Summit County is throwing out one material from its current recycling program in hopes of bettering the quality of materials to be reused.
The county is no longer accepting glass in its recycling pickups, instead focusing on “bottle-to-bottle” recycling, which began Jan. 1, to try to help improve the volume and value of recycled glass.
Jennifer Santry, High Country Conservation Center community programs director, said: “We are looking to make our recycling the best it can be, for the community, for the environment, and when we see a problem like this we want to make it better.”
The Summit County Zero Waste task force decided to eliminate glass from single-stream recycling. Glass now should be taken to local, free drop-off centers around the county. Also known as co-mingled or unsorted recycling, single-stream allows customers to put all of their recyclables into one bin, which is generally collected at the curb by a local waste hauler.
Single-stream usually helps increase recycling rates, Santry said, because of the ease of the process. But the glass is crushed when it’s processed, which contaminates other recyclable items, especially paper and cardboard.
“Most people do single-stream because it’s easy, and we want people to recycle,” she said. “Glass contamination is an issue if it’s still in the mix. These little glass shards are mixed in with other bits and pieces, and they can’t really do anything with it, it’s hard to recycle at that point.”
It is also difficult to reuse the broken glass to make new bottles, which is the goal of the program.
“We take great pride in knowing that our local recycling program is one of the best in the state, and we go to great lengths to ensure that the products we collect go to the highest and best use possible,” said Aaron Byrne, the county’s solid waste and recycling director, in a prepared statement.
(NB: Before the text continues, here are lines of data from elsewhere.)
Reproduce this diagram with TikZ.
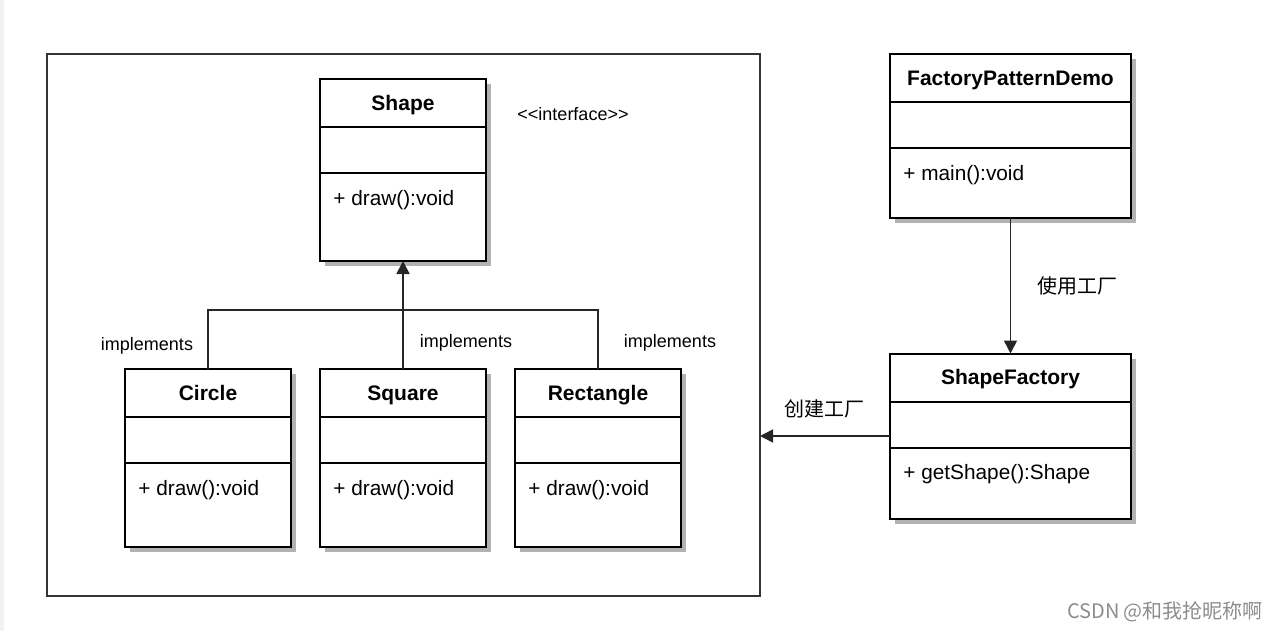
\documentclass[tikz,border=0pt]{standalone}
\usepackage{fontspec}
\setmainfont{Liberation Sans}
\newfontfamily\cjk{Noto Sans CJK SC}
\usetikzlibrary{positioning, fit, arrows.meta, shadows}

\tikzset{
  cls/.style={draw, line width=1pt, fill=white, outer sep=0pt, inner sep=0pt, minimum width=83pt,
    drop shadow={shadow xshift=2.5pt, shadow yshift=-2.5pt, fill=black!30, opacity=1}},
  wide/.style={minimum width=120.5pt},
  hd/.style={cls, minimum height=24pt, text height=7.4pt, text depth=0pt, font=\bfseries\fontsize{10.5}{12}\selectfont},
  att/.style={cls, minimum height=23pt},
  mth/.style={cls, minimum height=#1},
  mtext/.style={anchor=north west, inner sep=0pt, xshift=6.5pt, yshift=-8.5pt, font=\fontsize{10.4}{12}\selectfont},
  lbl/.style={font=\fontsize{9}{11}\selectfont},
  cjklbl/.style={font=\cjk\fontsize{10}{12}\selectfont},
  conn/.style={line width=0.8pt, draw=black!85},
  tri/.style={conn, -{Triangle[length=6.5pt, width=6.5pt]}},
}

\begin{document}
\begin{tikzpicture}[x=0.5pt, y=-0.5pt]
		\useasboundingbox (0,0) rectangle (1276,631);
		\fill[black!5] (0,0) rectangle (4,631);
		
		\node[draw=black!80, line width=1pt, minimum width=356.5pt, minimum height=271pt, inner sep=0pt, outer sep=0pt] (pkg) at (403.5,325) {};
		
		\node[hd] (shapeH) at (403,103) {Shape};
		\node[att, below=0pt of shapeH] (shapeA) {};
		\node[mth=44pt, below=0pt of shapeA, label={[mtext]north west:{+ draw():void}}] (shapeM) {};
		\node[lbl] (iface) at (573,114) {<{}<interface>{}>};
		
		\node[hd] (circH) at (208,393) {Circle};
		\node[att, below=0pt of circH] (circA) {};
		\node[mth=42pt, below=0pt of circA, label={[mtext]north west:{+ draw():void}}] (circM) {};
		
		\node[hd] (sqH) at (403,393) {Square};
		\node[att, below=0pt of sqH] (sqA) {};
		\node[mth=42pt, below=0pt of sqA, label={[mtext]north west:{+ draw():void}}] (sqM) {};
		
		\node[hd] (rectH) at (598,393) {Rectangle};
		\node[att, below=0pt of rectH] (rectA) {};
		\node[mth=42pt, below=0pt of rectA, label={[mtext]north west:{+ draw():void}}] (rectM) {};
		
		\node[hd, wide] (fpdH) at (1010.5,78) {FactoryPatternDemo};
		\node[att, wide, below=0pt of fpdH] (fpdA) {};
		\node[mth=35pt, wide, below=0pt of fpdA, label={[mtext]north west:{+ main():void}}] (fpdM) {};
		
		\node[hd, wide] (sfH) at (1010.5,377.5) {ShapeFactory};
		\node[att, wide, below=0pt of sfH] (sfA) {};
		\node[mth=35.5pt, wide, below=0pt of sfA, label={[mtext]north west:{+ getShape():Shape}}] (sfM) {};
		\node[fit=(sfH)(sfM), inner sep=0pt] (sf) {};
		
		\node[lbl] (impl1) at (147,346) {implements};
		\node[lbl] (impl2) at (466,343) {implements};
		\node[lbl] (impl3) at (670,343) {implements};
		
		\coordinate (bus) at (403,310);
		\draw[conn] (circH.north) |- (bus) -| (rectH.north);
		\draw[tri] (sqH.north) -- (shapeM.south);
		
		\draw[tri] (fpdM.south) -- (sfH.north) node[cjklbl, midway, right=10pt] (use) {使用工厂};
		\draw[tri] (sf.west) -- (sf.west -| pkg.east) node[cjklbl, midway, above=5pt] (make) {创建工厂};
		
		\node[font=\cjk\fontsize{10}{12}\selectfont, text=black!45] (mark) at (1165,612) {CSDN @和我抢昵称啊};
		\end{tikzpicture}
\end{document}
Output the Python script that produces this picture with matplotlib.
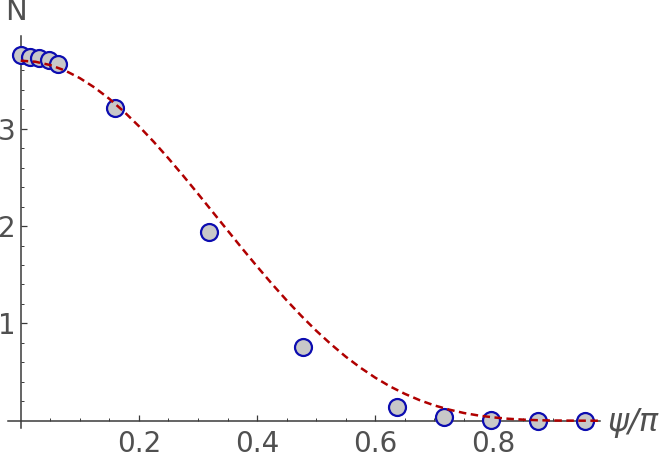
import matplotlib
matplotlib.use("Agg")
import matplotlib.pyplot as plt
from matplotlib.ticker import FixedLocator

# data points (psi/pi, N)
pts_x = [0.0, 0.0159, 0.0318, 0.0477, 0.0637, 0.159, 0.318, 0.477, 0.637, 0.716, 0.796, 0.875, 0.955]
pts_y = [3.758, 3.743, 3.728, 3.707, 3.666, 3.217, 1.943, 0.761, 0.144, 0.041, 0.007, 0.001, 0.0]

# dashed curve samples
curve_x = [0.0, 0.025, 0.05, 0.075, 0.1, 0.125, 0.15, 0.175, 0.2, 0.225, 0.25, 0.275,
           0.3, 0.325, 0.35, 0.375, 0.4, 0.425, 0.45, 0.475, 0.5, 0.525, 0.55, 0.575,
           0.6, 0.625, 0.65, 0.675, 0.7, 0.725, 0.75, 0.775, 0.8, 0.825, 0.85, 0.875,
           0.9, 0.925, 0.95, 0.977]
curve_y = [3.700, 3.689, 3.655, 3.599, 3.521, 3.424, 3.308, 3.175, 3.027, 2.867, 2.696, 2.517,
           2.332, 2.144, 1.956, 1.768, 1.585, 1.407, 1.237, 1.076, 0.925, 0.786, 0.658, 0.544,
           0.442, 0.352, 0.276, 0.211, 0.157, 0.114, 0.079, 0.053, 0.034, 0.020, 0.011, 0.005,
           0.002, 0.001, 0.000, 0.000]

x_ticks = [0.2, 0.4, 0.6, 0.8]
x_ticklabels = ["0.2", "0.4", "0.6", "0.8"]
y_ticks = [1, 2, 3]
y_ticklabels = ["1", "2", "3"]

W, H = 664, 453
fig = plt.figure(figsize=(W / 100, H / 100), dpi=100)
ax = fig.add_axes([0, 0, 1, 1])

x0px, xs = 20.7, 591.0
y0px, ys = 420.7, 97.3
ax.set_xlim(-x0px / xs, (W - x0px) / xs)
ax.set_ylim(-(H - y0px) / ys, y0px / ys)

txtc = "#505050"
axc = "#3a3a3a"

ax.plot(curve_x, curve_y, color="#b00000", lw=1.8, dashes=(3.0, 1.8), zorder=4)
ax.plot(pts_x, pts_y, linestyle="none", marker="o", markersize=12.2,
        markerfacecolor="#c8c8c8", markeredgecolor="#0c0cb0", markeredgewidth=1.6, zorder=3)

for s in ["top", "right"]:
    ax.spines[s].set_visible(False)
ax.spines["bottom"].set_position(("data", 0))
ax.spines["left"].set_position(("data", 0))
ax.spines["bottom"].set_bounds(-0.021, 0.98)
ax.spines["left"].set_bounds(-0.075, 3.954)
for s in ["bottom", "left"]:
    ax.spines[s].set_color(axc)
    ax.spines[s].set_linewidth(1.1)

ax.xaxis.set_major_locator(FixedLocator(x_ticks))
ax.set_xticklabels(x_ticklabels)
ax.xaxis.set_minor_locator(FixedLocator([0.05 * i for i in range(1, 20) if i % 4 != 0]))
ax.yaxis.set_major_locator(FixedLocator(y_ticks))
ax.set_yticklabels(y_ticklabels)
ax.yaxis.set_minor_locator(FixedLocator([0.2 * i for i in range(1, 20) if i % 5 != 0]))

ax.tick_params(axis="x", which="major", direction="in", length=4, width=0.9, color=axc,
               labelsize=20, labelcolor=txtc, pad=7)
ax.tick_params(axis="x", which="minor", direction="in", length=2.5, width=0.7, color=axc)
ax.tick_params(axis="y", which="major", direction="in", length=4, width=0.9, color=axc,
               labelsize=20, labelcolor=txtc, pad=4)
ax.tick_params(axis="y", which="minor", direction="in", length=2.5, width=0.7, color=axc)

ax.patch.set_alpha(0)
fig.text(15.5 / W, 1 - 12 / H, "N", ha="center", va="center", fontsize=21, color=txtc)
fig.text(608 / W, 1 - 423 / H, "ψ/π", ha="left", va="center", fontsize=23,
         color=txtc, fontstyle="italic")

fig.savefig("out.png", dpi=100)
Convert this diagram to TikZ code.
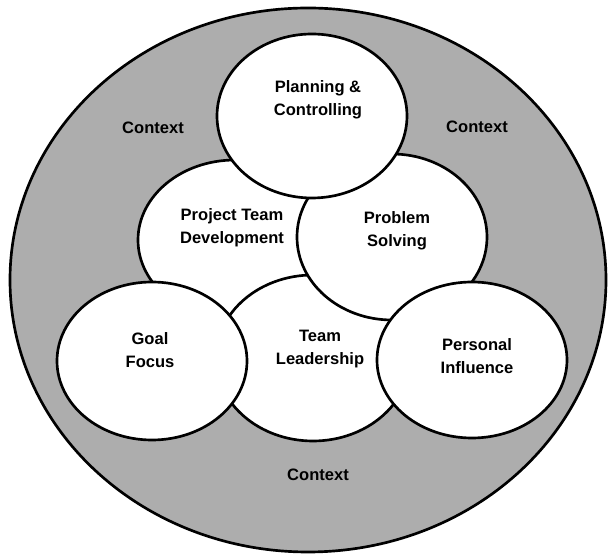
\documentclass[tikz,border=0pt]{standalone}
\usepackage{fontspec}
\setmainfont{Liberation Sans}
\usetikzlibrary{shapes.geometric}

\begin{document}
\begin{tikzpicture}[x=0.75pt, y=-0.75pt,
    every node/.style={font=\fontsize{12.4}{17}\selectfont\bfseries},
    bubble/.style={ellipse, draw, fill=white, line width=2pt, inner sep=0pt},
    lbl/.style={align=center, inner sep=0pt}]
    \useasboundingbox (0,0) rectangle (608,555);

    % Context ring
    \draw[line width=2pt, fill=black!32] (308,280) ellipse [x radius=298, y radius=272];

    % Bubbles, back to front
    \node[bubble, minimum width=145.5pt, minimum height=120pt] (ptd) at (235,240) {};
    \node[bubble, minimum width=145.5pt, minimum height=124.5pt] (tl) at (313,358) {};
    \node[bubble, minimum width=142.5pt, minimum height=124.5pt] (ps) at (392,237) {};
    \node[bubble, minimum width=142.5pt, minimum height=118.5pt] (goal) at (152,361) {};
    \node[bubble, minimum width=142.5pt, minimum height=117pt] (pi) at (472,360) {};
    \node[bubble, minimum width=142.5pt, minimum height=123pt] (plan) at (312,116) {};

    % Bubble texts
    \node[lbl] (plan-txt) at (318,100) {Planning \&\\Controlling};
    \node[lbl] (ptd-txt) at (232,228) {Project Team\\Development};
    \node[lbl] (ps-txt) at (397,231) {Problem\\Solving};
    \node[lbl] (tl-txt) at (320,349) {Team\\Leadership};
    \node[lbl] (goal-txt) at (150,350) {Goal\\Focus};
    \node[lbl] (pi-txt) at (477,356) {Personal\\Influence};

    % Context labels
    \node[lbl] (ctx-l) at (153,128) {Context};
    \node[lbl] (ctx-r) at (477,127) {Context};
    \node[lbl] (ctx-b) at (318,475) {Context};
\end{tikzpicture}
\end{document}
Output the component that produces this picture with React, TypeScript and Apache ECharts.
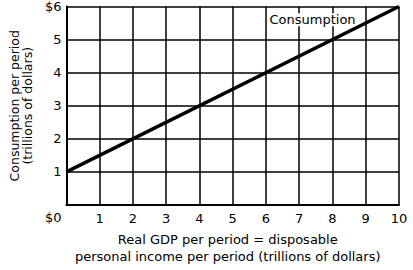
import React, { useEffect, useRef } from "react";
import * as echarts from "echarts";

const gdp = [0, 10];
const consumption = [1, 6];
const xTicks = ["$0", "1", "2", "3", "4", "5", "6", "7", "8", "9", "10"];
const lineLabel = "Consumption";
const xTitle = "Real GDP per period = disposable\npersonal income per period (trillions of dollars)";
const yTitle = "Consumption per period\n(trillions of dollars)";

export default function App() {
  const ref = useRef<HTMLDivElement>(null);
  useEffect(() => {
    const chart = echarts.init(ref.current!, null, { renderer: "svg" });
    const font = "DejaVu Sans";
    chart.setOption({
      animation: false,
      grid: { left: 66, right: 14, top: 6, bottom: 63 },
      xAxis: {
        type: "value",
        min: 0,
        max: 10,
        interval: 1,
        name: xTitle,
        nameLocation: "middle",
        nameGap: 26,
        nameTextStyle: { color: "#000", fontFamily: font, fontSize: 13, lineHeight: 17, padding: [0, 10, 0, 0] },
        axisLine: { lineStyle: { color: "#000", width: 2 } },
        axisTick: { show: false },
        splitLine: { lineStyle: { color: "#000", width: 1.5 } },
        axisLabel: {
          color: "#000",
          fontFamily: font,
          fontSize: 13,
          margin: 7,
          formatter: (v: number) => (v === 0 ? "" : xTicks[v]),
        },
      },
      yAxis: {
        type: "value",
        min: 0,
        max: 6,
        interval: 1,
        name: yTitle,
        nameLocation: "middle",
        nameGap: 32,
        nameTextStyle: { color: "#000", fontFamily: font, fontSize: 12.5, lineHeight: 13 },
        axisLine: { show: true, lineStyle: { color: "#000", width: 2 } },
        axisTick: { show: false },
        splitLine: { lineStyle: { color: "#000", width: 1.5 } },
        axisLabel: {
          color: "#000",
          fontFamily: font,
          fontSize: 13,
          margin: 5,
          formatter: (v: number) => (v === 6 ? "$6" : v === 0 ? "{z|" + xTicks[0] + "}" : String(v)),
          rich: { z: { fontFamily: font, fontSize: 13, color: "#000", padding: [24, 0, 0, 0] } },
        },
      },
      series: [
        {
          type: "line",
          data: gdp.map((g, i) => [g, consumption[i]]),
          symbol: "none",
          lineStyle: { color: "#000", width: 3.5 },
          markPoint: {
            symbol: "circle",
            symbolSize: 0,
            data: [{ coord: [7.4, 5.6] }],
            label: {
              show: true,
              position: "inside",
              formatter: lineLabel,
              color: "#000",
              fontFamily: font,
              fontSize: 13,
              backgroundColor: "#fff",
            },
          },
        },
      ],
    });
    return () => chart.dispose();
  }, []);
  return <div ref={ref} style={{ width: 413, height: 270, position: "absolute", left: 0, top: 0 }} />;
}
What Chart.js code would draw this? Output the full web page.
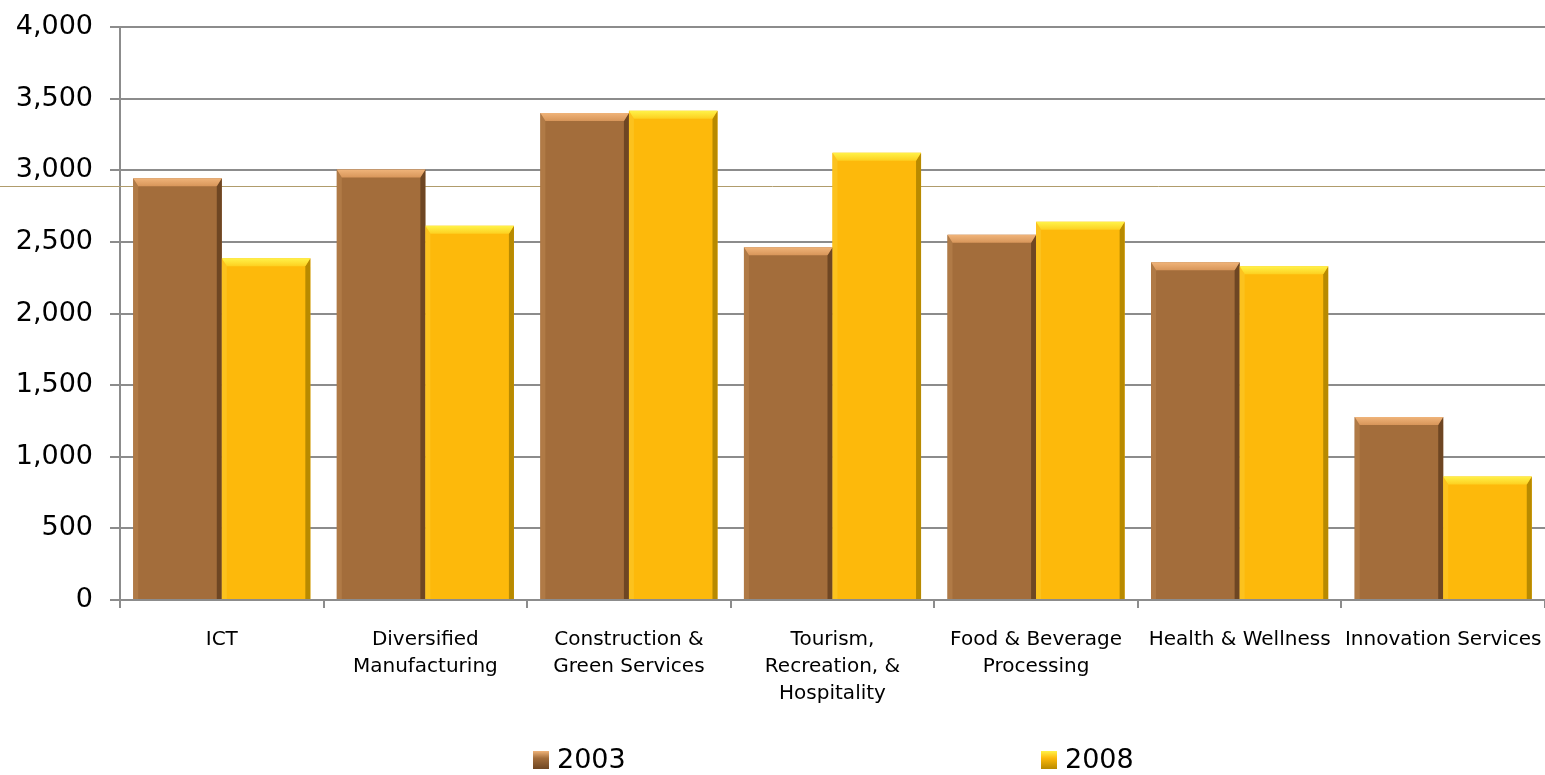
<!DOCTYPE html>
<html>
<head>
<meta charset="utf-8">
<script src="https://cdn.jsdelivr.net/npm/chart.js@4.4.0/dist/chart.umd.min.js"></script>
<style>
  html, body { margin: 0; padding: 0; background: #fff; }
  #wrap { width: 1545px; height: 775px; }
</style>
</head>
<body>
<div id="wrap"><canvas id="chart"></canvas></div>
<script>
// Data
const categories = [
    'ICT',
    ['Diversified', 'Manufacturing'],
    ['Construction &', 'Green Services'],
    ['Tourism,', 'Recreation, &', 'Hospitality'],
    ['Food & Beverage', 'Processing'],
    'Health & Wellness',
    'Innovation Services'
];
const seriesLabels = ['2003', '2008'];
const values2003 = [2945, 3005, 3400, 2463, 2549, 2358, 1278];
const values2008 = [2386, 2612, 3416, 3123, 2640, 2330, 863];
const yMin = 0;
const yMax = 4000;
const yStep = 500;
const refLineValue = 2890;

const gridGrey = '#8c8c8c';
const fontFamily = "'DejaVu Sans', Verdana, sans-serif";

// Thin tan line across the whole picture, behind the bars
const refLinePlugin = {
    id: 'refLine',
    beforeDatasetsDraw(chart) {
        const ctx = chart.ctx;
        const y = Math.round(chart.scales.y.getPixelForValue(refLineValue)) + 0.5;
        ctx.save();
        ctx.strokeStyle = '#b09c6c';
        ctx.lineWidth = 1;
        ctx.beginPath();
        ctx.moveTo(0, y);
        ctx.lineTo(chart.width, y);
        ctx.stroke();
        ctx.restore();
    }
};

// Bevel edges on each bar, like the office chart style
const bevelPlugin = {
    id: 'bevel',
    afterDatasetsDraw(chart) {
        const ctx = chart.ctx;
        chart.data.datasets.forEach((ds, i) => {
            const meta = chart.getDatasetMeta(i);
            meta.data.forEach(bar => {
                const p = bar.getProps(['x', 'y', 'base', 'width'], true);
                const l = p.x - p.width / 2, r = p.x + p.width / 2;
                const t = p.y, b = p.base;
                const dt = 8, ds2 = 5;
                ctx.save();
                // left
                ctx.fillStyle = ds.bevelLeft;
                ctx.beginPath();
                ctx.moveTo(l, t); ctx.lineTo(l + ds2, t + dt); ctx.lineTo(l + ds2, b); ctx.lineTo(l, b);
                ctx.closePath(); ctx.fill();
                // right
                ctx.fillStyle = ds.bevelRight;
                ctx.beginPath();
                ctx.moveTo(r, t); ctx.lineTo(r - ds2, t + dt); ctx.lineTo(r - ds2, b); ctx.lineTo(r, b);
                ctx.closePath(); ctx.fill();
                // top
                const g = ctx.createLinearGradient(0, t, 0, t + dt);
                g.addColorStop(0, ds.bevelTop[0]);
                g.addColorStop(1, ds.bevelTop[1]);
                ctx.fillStyle = g;
                ctx.beginPath();
                ctx.moveTo(l, t); ctx.lineTo(r, t); ctx.lineTo(r - ds2, t + dt); ctx.lineTo(l + ds2, t + dt);
                ctx.closePath(); ctx.fill();
                ctx.restore();
            });
        });
    }
};

// Legend drawn by hand so the two items can sit far apart
const legendSlots = [0.29, 0.646];
const bottomLegendPlugin = {
    id: 'bottomLegend',
    afterDraw(chart) {
        const ctx = chart.ctx;
        const area = chart.chartArea;
        const cy = chart.height - 15;
        ctx.save();
        ctx.font = '27px ' + fontFamily;
        ctx.textBaseline = 'middle';
        chart.data.datasets.forEach((ds, i) => {
            const x = Math.round(area.left + area.width * legendSlots[i]);
            const g = ctx.createLinearGradient(0, cy - 9, 0, cy + 9);
            g.addColorStop(0, ds.bevelTop[0]);
            g.addColorStop(0.4, ds.backgroundColor);
            g.addColorStop(1, ds.bevelRight);
            ctx.fillStyle = g;
            ctx.fillRect(x, cy - 9, 16, 18);
            ctx.fillStyle = '#000';
            ctx.fillText(ds.label, x + 24, cy + 1);
        });
        ctx.restore();
    }
};

const ctx = document.getElementById('chart').getContext('2d');
const chart = new Chart(ctx, {
    type: 'bar',
    data: {
        labels: categories,
        datasets: [
            {
                label: seriesLabels[0],
                data: values2003,
                backgroundColor: '#a36d3b',
                bevelTop: ['#f0b47a', '#d8965a'],
                bevelLeft: '#b07a46',
                bevelRight: '#6e4623',
                barPercentage: 1,
                categoryPercentage: 0.87
            },
            {
                label: seriesLabels[1],
                data: values2008,
                backgroundColor: '#fdb90b',
                bevelTop: ['#fff34a', '#fdd020'],
                bevelLeft: '#fcc21e',
                bevelRight: '#b88a00',
                barPercentage: 1,
                categoryPercentage: 0.87
            }
        ]
    },
    options: {
        responsive: true,
        maintainAspectRatio: false,
        animation: false,
        layout: {
            padding: { top: 27, right: 0, left: 0, bottom: 0 }
        },
        scales: {
            x: {
                grid: {
                    offset: true,
                    drawOnChartArea: false,
                    tickLength: 8,
                    color: gridGrey,
                    lineWidth: 2
                },
                border: { color: gridGrey, width: 2 },
                ticks: {
                    color: '#000',
                    font: { family: fontFamily, size: 20, lineHeight: 1.35 },
                    maxRotation: 0,
                    autoSkip: false,
                    padding: 18
                },
                afterFit(scale) {
                    scale.height = 175;
                    scale.paddingLeft = 0;
                    scale.paddingRight = 0;
                }
            },
            y: {
                min: yMin,
                max: yMax,
                grid: {
                    color: gridGrey,
                    lineWidth: 2,
                    tickLength: 10
                },
                border: { color: gridGrey, width: 2 },
                ticks: {
                    stepSize: yStep,
                    color: '#000',
                    font: { family: fontFamily, size: 27 },
                    padding: 17,
                    callback: v => v.toLocaleString('en-US')
                },
                afterFit(scale) {
                    scale.width = 120;
                    scale.paddingTop = 0;
                    scale.paddingBottom = 0;
                }
            }
        },
        plugins: {
            legend: { display: false },
            tooltip: { enabled: false }
        }
    },
    plugins: [refLinePlugin, bevelPlugin, bottomLegendPlugin]
});
</script>
</body>
</html>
Once the recycling materials are collected, they are transported to the Material Recovery Facility at the Summit County Resource Allocation Park near Keystone, or the waste management area in Silverthorne. Materials are compressed, bailed and shipped to Front Range facilities to be separated and then shipped to manufacturers around the country to be made into new products.
A second issue with including glass in the single-stream system is that during the bailing process, the pieces of glass can get stuck in the equipment, which causes major issues and incurs higher costs to fix that wear and tear. Santry also said a third problem presents itself when the glass leaves the facility and goes to the Front Range to be sorted, because it’s virtually impossible to use the glass in shards.
“There’s a benefit to recycling glass and we want people to take that next step, but if they are not willing to do that, then they need to throw it away,” she said. “If it stays in the process, it’s hurting the recycling program.”
There are drop-off centers in Breckenridge, Frisco, Dillon, Summit Cove and Silverthorne. The bottle-to-bottle glass recycling program allows people to put glass and other materials into separate containers.
“We have a pretty unique community, a lot cannot recycle glass at all,” Santry said. “We have a local facility on the Front Range that wants clean glass and there’s a market for it. They are taking it; they love our glass.”
Separating glass helps the material stay cleaner, with fewer contaminants, and therefore yield a higher value to local recycling programs. This “source-separated” glass is the true use of bottle-to-bottle because the glass collected at the drop-off centers goes directly to Miller/Coors’ Rocky Mountain Bottle Co. in Golden to be made into new bottles.
“Paper with tons of glass shards in it, that makes it harder to recycle at all, and it’s a sad thing to have to throw it away,” Santry said.
While the bottle-to-bottle program is focused mostly on residential recyclers, Santry said the Summit County Zero Waste task force is also working to help businesses and restaurants who have larger amounts of glass. She said the task force is working with haulers to help pick up glass for more commercial businesses in Summit County.
Santry said glass is a problem for single-stream recycling programs across the country, and many other communities will be looking to Summit County as an example of how an alternate program could work.
“We wish we could recycle everything, but we have to be flexible,” she said. “It comes down to personal responsibility and looking at the whole picture.”